* _Given request_
Return the data exactly, with all pictures removed.

══ Dataset content

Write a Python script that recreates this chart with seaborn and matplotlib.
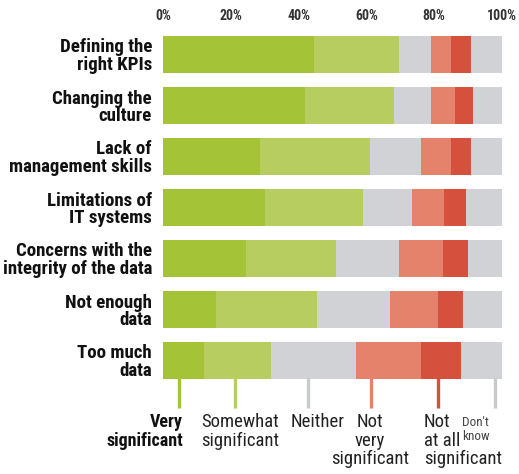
import pandas as pd
import matplotlib.pyplot as plt
import seaborn as sns
from matplotlib import font_manager as fm

# Challenges and the share of answers (in %) per response category
challenges = ["Defining the\nright KPIs", "Changing the\nculture", "Lack of\nmanagement skills",
              "Limitations of\nIT systems", "Concerns with the\nintegrity of the data",
              "Not enough\ndata", "Too much\ndata"]
very_significant = [44.5, 42.0, 28.5, 30.0, 24.5, 15.5, 12.0]
somewhat_significant = [25.0, 26.0, 32.5, 29.0, 26.5, 30.0, 20.0]
neither = [9.5, 11.0, 15.0, 14.5, 18.5, 21.5, 25.0]
not_very_significant = [6.0, 7.0, 9.0, 9.5, 13.0, 14.0, 19.0]
not_at_all_significant = [6.0, 5.5, 6.0, 6.5, 7.5, 7.5, 12.0]
dont_know = [9.0, 8.5, 9.0, 10.5, 10.0, 11.5, 12.0]

responses = ["Very significant", "Somewhat significant", "Neither", "Not very significant",
             "Not at all significant", "Don't know"]
colors = ["#A5C337", "#B7CD5F", "#D0D2D5", "#E4826C", "#D6503E", "#D0D2D5"]

df = pd.DataFrame({"challenge": challenges,
                   responses[0]: very_significant,
                   responses[1]: somewhat_significant,
                   responses[2]: neither,
                   responses[3]: not_very_significant,
                   responses[4]: not_at_all_significant,
                   responses[5]: dont_know})
cum = df[responses].cumsum(axis=1)
cum["challenge"] = df["challenge"]

# pick a condensed face if one is around
installed = {f.name for f in fm.fontManager.ttflist}
font = "Roboto"
for cand in ["Roboto Condensed", "Liberation Sans Narrow", "Archivo Narrow", "PT Sans Narrow"]:
    if cand in installed:
        font = cand
        break

sns.set_style("white")
plt.rcParams['font.family'] = [font, 'DejaVu Sans']

W, H = 519, 474
fig = plt.figure(figsize=(W / 100, H / 100), dpi=100)
ax = fig.add_axes([163 / W, 1 - 386 / H, 339 / W, 357 / H])

# stacked bars: draw the running totals, widest first
for resp, col in reversed(list(zip(responses, colors))):
    sns.barplot(data=cum, x=resp, y="challenge", orient="h", color=col, saturation=1,
                width=0.72, linewidth=0, ax=ax)

ax.set_xlim(0, 100)
ax.set_ylim(6.5, -0.5)
ax.xaxis.tick_top()
ax.set_xticks([0, 20, 40, 60, 80, 100])
ax.set_xticklabels([f"{t}%" for t in [0, 20, 40, 60, 80, 100]], fontsize=10,
                   fontweight="bold", color="#333333")
ax.tick_params(axis="x", length=0, pad=4)
ax.tick_params(axis="y", length=0, pad=8)
for lab in ax.get_yticklabels():
    lab.set_fontsize(13.6)
    lab.set_fontweight("bold")
    lab.set_linespacing(0.96)
    lab.set_color("#111111")
ax.set_xlabel("")
ax.set_ylabel("")
sns.despine(ax=ax, left=True, bottom=True, top=True, right=True)

# legend keys below the bars
key_x = [4.7, 21.2, 42.8, 61.4, 81.1, 97.9]
for kx, col in zip(key_x, colors):
    c = "#C8CACC" if col == "#D0D2D5" else col
    ax.plot([kx, kx], [6.35, 6.93], color=c, lw=2.4, clip_on=False, solid_capstyle="butt")


def px(x, y):
    return x / W, 1 - y / H


fig.text(*px(183, 413), "Very\nsignificant", ha="right", va="top", fontsize=13,
         fontweight="bold", color="#111111", linespacing=1.05)
fig.text(*px(279, 413), "Somewhat\nsignificant", ha="right", va="top", fontsize=13.5,
         color="#222222", linespacing=1.05, multialignment="right")
fig.text(*px(291, 413), "Neither", ha="left", va="top", fontsize=13.5, color="#222222")
fig.text(*px(370, 413), "Not\nvery\nsignificant", ha="center", va="top", fontsize=13.5,
         color="#222222", linespacing=1.05, multialignment="center")
fig.text(*px(424, 413), "Not\nat all\nsignificant", ha="left", va="top", fontsize=13.5,
         color="#222222", linespacing=1.05)
fig.text(*px(462, 416), "Don't\nknow", ha="left", va="top", fontsize=9.5,
         color="#444444", linespacing=1.05)

fig.savefig("out.png", dpi=100)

════

* _Result for this task_
Write a Python script that recreates this chart with seaborn and matplotlib.
import pandas as pd
import matplotlib.pyplot as plt
import seaborn as sns
from matplotlib import font_manager as fm

# Challenges and the share of answers (in %) per response category
challenges = ["Defining the\nright KPIs", "Changing the\nculture", "Lack of\nmanagement skills",
              "Limitations of\nIT systems", "Concerns with the\nintegrity of the data",
              "Not enough\ndata", "Too much\ndata"]
very_significant = [44.5, 42.0, 28.5, 30.0, 24.5, 15.5, 12.0]
somewhat_significant = [25.0, 26.0, 32.5, 29.0, 26.5, 30.0, 20.0]
neither = [9.5, 11.0, 15.0, 14.5, 18.5, 21.5, 25.0]
not_very_significant = [6.0, 7.0, 9.0, 9.5, 13.0, 14.0, 19.0]
not_at_all_significant = [6.0, 5.5, 6.0, 6.5, 7.5, 7.5, 12.0]
dont_know = [9.0, 8.5, 9.0, 10.5, 10.0, 11.5, 12.0]

responses = ["Very significant", "Somewhat significant", "Neither", "Not very significant",
             "Not at all significant", "Don't know"]
colors = ["#A5C337", "#B7CD5F", "#D0D2D5", "#E4826C", "#D6503E", "#D0D2D5"]

df = pd.DataFrame({"challenge": challenges,
                   responses[0]: very_significant,
                   responses[1]: somewhat_significant,
                   responses[2]: neither,
                   responses[3]: not_very_significant,
                   responses[4]: not_at_all_significant,
                   responses[5]: dont_know})
cum = df[responses].cumsum(axis=1)
cum["challenge"] = df["challenge"]

# pick a condensed face if one is around
installed = {f.name for f in fm.fontManager.ttflist}
font = "Roboto"
for cand in ["Roboto Condensed", "Liberation Sans Narrow", "Archivo Narrow", "PT Sans Narrow"]:
    if cand in installed:
        font = cand
        break

sns.set_style("white")
plt.rcParams['font.family'] = [font, 'DejaVu Sans']

W, H = 519, 474
fig = plt.figure(figsize=(W / 100, H / 100), dpi=100)
ax = fig.add_axes([163 / W, 1 - 386 / H, 339 / W, 357 / H])

# stacked bars: draw the running totals, widest first
for resp, col in reversed(list(zip(responses, colors))):
    sns.barplot(data=cum, x=resp, y="challenge", orient="h", color=col, saturation=1,
                width=0.72, linewidth=0, ax=ax)

ax.set_xlim(0, 100)
ax.set_ylim(6.5, -0.5)
ax.xaxis.tick_top()
ax.set_xticks([0, 20, 40, 60, 80, 100])
ax.set_xticklabels([f"{t}%" for t in [0, 20, 40, 60, 80, 100]], fontsize=10,
                   fontweight="bold", color="#333333")
ax.tick_params(axis="x", length=0, pad=4)
ax.tick_params(axis="y", length=0, pad=8)
for lab in ax.get_yticklabels():
    lab.set_fontsize(13.6)
    lab.set_fontweight("bold")
    lab.set_linespacing(0.96)
    lab.set_color("#111111")
ax.set_xlabel("")
ax.set_ylabel("")
sns.despine(ax=ax, left=True, bottom=True, top=True, right=True)

# legend keys below the bars
key_x = [4.7, 21.2, 42.8, 61.4, 81.1, 97.9]
for kx, col in zip(key_x, colors):
    c = "#C8CACC" if col == "#D0D2D5" else col
    ax.plot([kx, kx], [6.35, 6.93], color=c, lw=2.4, clip_on=False, solid_capstyle="butt")


def px(x, y):
    return x / W, 1 - y / H


fig.text(*px(183, 413), "Very\nsignificant", ha="right", va="top", fontsize=13,
         fontweight="bold", color="#111111", linespacing=1.05)
fig.text(*px(279, 413), "Somewhat\nsignificant", ha="right", va="top", fontsize=13.5,
         color="#222222", linespacing=1.05, multialignment="right")
fig.text(*px(291, 413), "Neither", ha="left", va="top", fontsize=13.5, color="#222222")
fig.text(*px(370, 413), "Not\nvery\nsignificant", ha="center", va="top", fontsize=13.5,
         color="#222222", linespacing=1.05, multialignment="center")
fig.text(*px(424, 413), "Not\nat all\nsignificant", ha="left", va="top", fontsize=13.5,
         color="#222222", linespacing=1.05)
fig.text(*px(462, 416), "Don't\nknow", ha="left", va="top", fontsize=9.5,
         color="#444444", linespacing=1.05)

fig.savefig("out.png", dpi=100)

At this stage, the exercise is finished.